Ed Summers

Personal information
- Full name: Edward Summers
- Born: 1894 Sydney, New South Wales, Australia
- Died: 28 December 1973 (aged 78–79)

Playing information
- Position: Centre
Club
| Years | Team | Pld | T | G | FG | P |
| 1919–23 | Glebe | 43 | 10 | 0 | 0 | 30 |
- Source:

= Ed Summers (rugby league) =

Australian rugby league footballer

Ed Summers was an Australian rugby league footballer who played in the 1910s and 1920s. He played for Glebe in the New South Wales Rugby League (NSWRL) competition.

==Playing career==
Summers made his first grade debut for Glebe against Eastern Suburbs in Round 9 1919 at the Sydney Cricket Ground. Glebe would go on to finish the 1919 season in third place.

The following year in 1920, Glebe would go on to finish second on the table behind premiers Balmain. In 1922, Glebe finished equal first on the table behind minor premiers North Sydney. Glebe and North Sydney were then required to contest a grand final to determine the outright premiership winner.
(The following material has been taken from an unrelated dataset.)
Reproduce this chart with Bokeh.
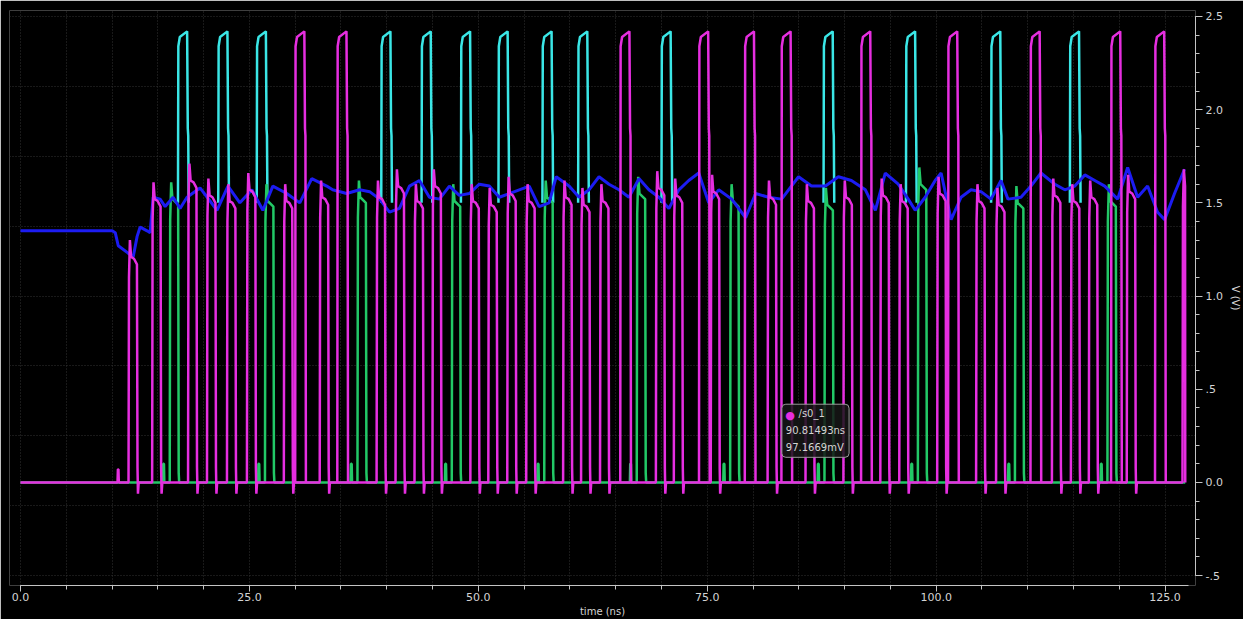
import math
from bokeh.plotting import figure
from bokeh.models import Range1d, FixedTicker, PrintfTickFormatter, Label
from bokeh.embed import file_html
from bokeh.resources import INLINE

# ---------------- data ----------------
END_T = 127.2  # ns, end of simulation trace

# blue analog node (ns, V)
blue_t = [0.0, 10.02, 10.35, 10.68, 11.76, 12.31, 12.74, 13.07, 13.83, 14.16, 14.49, 15.25, 15.80,
          16.67, 17.43, 18.19, 19.61, 20.70, 21.46, 22.66, 23.96, 25.27, 26.47, 27.56, 29.08, 30.50,
          31.81, 33.44, 34.09, 35.62, 37.04, 38.13, 39.22, 40.30, 41.39, 42.48, 43.57, 44.66, 45.75,
          46.84, 47.93, 49.02, 50.11, 51.20, 52.29, 53.38, 54.47, 55.56, 56.64, 57.73, 58.50, 59.91,
          61.00, 62.09, 63.18, 64.27, 65.36, 66.45, 67.54, 68.63, 69.72, 70.81, 71.90, 72.98, 74.07,
          75.16, 76.25, 77.67, 79.19, 80.28, 81.70, 83.12, 84.97, 86.38, 87.91, 89.32, 90.74, 92.27,
          93.36, 94.44, 95.86, 96.95, 97.71, 98.80, 99.89, 100.54, 101.63, 102.72, 103.81, 104.90,
          105.99, 107.08, 107.84, 109.26, 110.35, 111.44, 112.96, 114.05, 115.14, 116.23, 117.32,
          118.41, 119.82, 120.91, 122.00, 123.09, 124.18, 124.95, 126.03, 127.12]
blue_v = [1.35, 1.35, 1.34, 1.27, 1.23, 1.21, 1.32, 1.37, 1.35, 1.34, 1.53, 1.52, 1.48, 1.53, 1.47,
          1.53, 1.58, 1.51, 1.46, 1.59, 1.50, 1.57, 1.46, 1.59, 1.55, 1.50, 1.63, 1.59, 1.57, 1.55,
          1.57, 1.56, 1.52, 1.45, 1.47, 1.59, 1.62, 1.53, 1.52, 1.59, 1.54, 1.55, 1.60, 1.59, 1.53,
          1.55, 1.57, 1.59, 1.48, 1.50, 1.64, 1.59, 1.53, 1.57, 1.64, 1.60, 1.57, 1.53, 1.63, 1.57,
          1.53, 1.47, 1.57, 1.62, 1.66, 1.50, 1.57, 1.52, 1.42, 1.55, 1.53, 1.52, 1.64, 1.59, 1.59,
          1.64, 1.62, 1.57, 1.46, 1.66, 1.60, 1.52, 1.46, 1.53, 1.62, 1.66, 1.41, 1.53, 1.57, 1.56,
          1.52, 1.62, 1.52, 1.53, 1.59, 1.66, 1.60, 1.57, 1.59, 1.65, 1.62, 1.59, 1.52, 1.69, 1.53,
          1.59, 1.45, 1.41, 1.55, 1.68]

# /s0_1 (magenta) ordinary pulses: start time (ns) and overshoot peak (V)
mag_t = [11.8, 14.38, 18.3, 20.37, 22.55, 24.73, 28.76, 32.68, 38.89, 40.96, 43.03, 44.99, 49.13,
         51.09, 53.16, 55.23, 59.26, 61.22, 63.29, 69.39, 71.35, 75.38, 81.59, 85.73, 89.87, 93.9,
         95.97, 100.11, 104.36, 106.54, 112.64, 114.71, 116.67, 120.81, 126.9]
mag_pk = [1.3, 1.61, 1.71, 1.63, 1.6, 1.66, 1.6, 1.62, 1.62, 1.68, 1.6, 1.68, 1.6, 1.58, 1.64, 1.6,
          1.62, 1.58, 1.6, 1.67, 1.63, 1.65, 1.62, 1.6, 1.62, 1.63, 1.6, 1.64, 1.6, 1.58, 1.63, 1.6,
          1.62, 1.65, 1.68]
mag_glitch_t = [10.6]
mag_glitch_v = [0.07]
# /s0_1 tall pulses (to ~2.4 V)
mag_tall_t = [30.0, 34.6, 65.5, 74.1, 79.1, 83.1, 91.8, 101.3, 110.3, 119.1, 123.9]
# cyan tall pulses (from ~1.5 V to ~2.4 V)
cyan_t = [17.2, 21.6, 25.8, 39.4, 43.8, 48.1, 52.2, 57.0, 60.9, 70.0, 87.7, 96.7, 106.0, 114.6]
TALL_V = 2.41
CYAN_BASE_V = 1.5
# green pulses
green_t = [16.3, 26.7, 36.8, 47.1, 57.2, 67.3, 77.5, 87.8, 98.0, 108.6, 118.7]
green_pk = [1.61, 1.6, 1.62, 1.6, 1.62, 1.64, 1.6, 1.58, 1.69, 1.59, 1.6]

# cursor read-out
marker_name = "/s0_1"
marker_t = 90.81493
marker_v = 0.0971669

# axis ticks / titles
x_ticks = [0, 25, 50, 75, 100, 125]
y_ticks = [-0.5, 0.0, 0.5, 1.0, 1.5, 2.0, 2.5]
y_tick_labels = ["-.5", "0.0", ".5", "1.0", "1.5", "2.0", "2.5"]
x_title = "time (ns)"
y_title = "V (V)"

# ---------------- colours ----------------
MAG = "#e62ee0"
CYAN = "#3ae6e6"
GREEN = "#22c866"
BLUE = "#1c1cf2"
AXIS = "#c4c4c4"
TXT = "#d4d4d4"
GRID = "#333333"


# ---------------- pulse shapes (style) ----------------
def low_shape(pk):
    return [(0.0, 0.0), (0.05, pk - 0.2), (0.15, pk), (0.28, pk - 0.09), (0.6, pk - 0.1),
            (0.92, pk - 0.13), (0.98, 0.08), (1.03, -0.06), (1.11, 0.0)]


def glitch_shape(v):
    return [(0.0, 0.0), (0.04, v), (0.1, v), (0.14, 0.0)]


def green_shape(pk):
    return [(-0.75, 0.0), (-0.71, 0.1), (-0.63, 0.1), (-0.59, 0.0),
            (0.0, 0.0), (0.05, pk - 0.2), (0.16, pk), (0.3, pk - 0.09), (0.92, pk - 0.12),
            (0.98, 0.05), (1.03, 0.0)]


def tall_shape(base):
    return [(0.0, base), (0.04, TALL_V - 0.07), (0.2, TALL_V - 0.02), (1.0, TALL_V + 0.01),
            (1.07, 1.9), (1.12, 1.86), (1.17, base)]


def trace(events, base=0.0):
    ts, vs = [0.0], [base]
    for t0, shape in sorted(events, key=lambda e: e[0]):
        for dt, v in shape:
            ts.append(t0 + dt)
            vs.append(v)
    ts.append(END_T)
    vs.append(base)
    keep = [(a, b) for a, b in zip(ts, vs) if a <= END_T]
    return [k[0] for k in keep], [k[1] for k in keep]


def bursts(starts, base):
    ts, vs = [], []
    for t0 in starts:
        for dt, v in tall_shape(base):
            ts.append(t0 + dt)
            vs.append(v)
        ts.append(math.nan)
        vs.append(math.nan)
    return ts, vs


mag_events = [(t, low_shape(pk)) for t, pk in zip(mag_t, mag_pk)]
mag_events += [(t, glitch_shape(v)) for t, v in zip(mag_glitch_t, mag_glitch_v)]
mag_x, mag_y = trace(mag_events)
green_x, green_y = trace([(t, green_shape(pk)) for t, pk in zip(green_t, green_pk)])
tall_x, tall_y = bursts(mag_tall_t, 0.0)
cyan_x, cyan_y = bursts(cyan_t, CYAN_BASE_V)

# ---------------- figure ----------------
X0, X1 = -1.198, 128.32
Y0, Y1 = -0.553, 2.532
p = figure(width=1243, height=619, output_backend="svg", toolbar_location=None,
           x_range=Range1d(X0, X1), y_range=Range1d(Y0, Y1),
           y_axis_location="right",
           background_fill_color="black", border_fill_color="black",
           min_border_left=9, min_border_top=10, min_border_right=45, min_border_bottom=34)
p.outline_line_color = None

# grid
p.xgrid.ticker = FixedTicker(ticks=list(range(0, 130, 5)))
p.ygrid.ticker = FixedTicker(ticks=[-0.5 + 0.375 * i for i in range(9)])
for g in (p.xgrid, p.ygrid):
    g.grid_line_color = GRID
    g.grid_line_dash = "1 2"
    g.grid_line_width = 1

# axes
xa = p.xaxis[0]
ya = p.yaxis[0]
xa.ticker = FixedTicker(ticks=x_ticks, minor_ticks=list(range(0, 130, 5)))
xa.formatter = PrintfTickFormatter(format="%.1f")
xa.bounds = (0, 127.6)
xa.axis_label = x_title
ya.ticker = FixedTicker(ticks=y_ticks, minor_ticks=[round(-0.5 + 0.1 * i, 2) for i in range(31)])
ya.major_label_overrides = {k: v for k, v in zip(y_ticks, y_tick_labels)}
ya.bounds = (-0.5, 2.5)
ya.axis_label = y_title
for ax in (xa, ya):
    ax.axis_line_color = AXIS
    ax.major_tick_line_color = AXIS
    ax.minor_tick_line_color = AXIS
    ax.major_tick_in = 0
    ax.minor_tick_in = 0
    ax.major_label_text_color = TXT
    ax.major_label_text_font = "DejaVu Sans"
    ax.major_label_text_font_size = "11px"
    ax.axis_label_text_color = TXT
    ax.axis_label_text_font = "DejaVu Sans"
    ax.axis_label_text_font_size = "10px"
    ax.axis_label_text_font_style = "normal"
xa.major_tick_out = 6
xa.minor_tick_out = 4
xa.major_label_standoff = 1
xa.axis_label_standoff = 2
ya.major_tick_out = 7
ya.minor_tick_out = 4
ya.major_label_standoff = 3
ya.axis_label_standoff = 4

# traces
p.line(cyan_x, cyan_y, line_color=CYAN, line_width=2.5)
p.line(green_x, green_y, line_color=GREEN, line_width=2.5)
p.line(blue_t, blue_v, line_color=BLUE, line_width=3)
p.line(mag_x, mag_y, line_color=MAG, line_width=2.5)
p.line(tall_x, tall_y, line_color=MAG, line_width=2.5)

# cursor read-out box
NB = "\u00a0"
box = Label(x=marker_t, y=marker_v, x_offset=-3, y_offset=7, anchor="bottom_right",
            text=NB * 4 + marker_name + "\n%.5fns\n%.4fmV" % (marker_t, marker_v * 1000),
            text_font="DejaVu Sans", text_font_size="10px", text_color=TXT, text_align="left",
            text_line_height=1.55, padding=4, border_radius=4,
            background_fill_color="#161616", background_fill_alpha=0.85,
            border_line_color="#9a9a9a", border_line_width=1)
p.add_layout(box)
dot = Label(x=marker_t, y=marker_v, x_offset=-62, y_offset=49, anchor="center", text="●",
            text_align="center", text_baseline="middle",
            text_font="DejaVu Sans", text_font_size="11px", text_color=MAG)
p.add_layout(dot)

open("out.html", "w").write(file_html(p, INLINE))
Summers played in the centres for Glebe in the 1922 NSWRL grand final which was played at the Sydney Cricket Ground in front of 15,000 spectators. Although both sides finished on equal points, North Sydney outclassed Glebe in the final by a score of 35-3. Summers scored Glebe's only points in the final with a second half try. Summers retired the following season in 1923.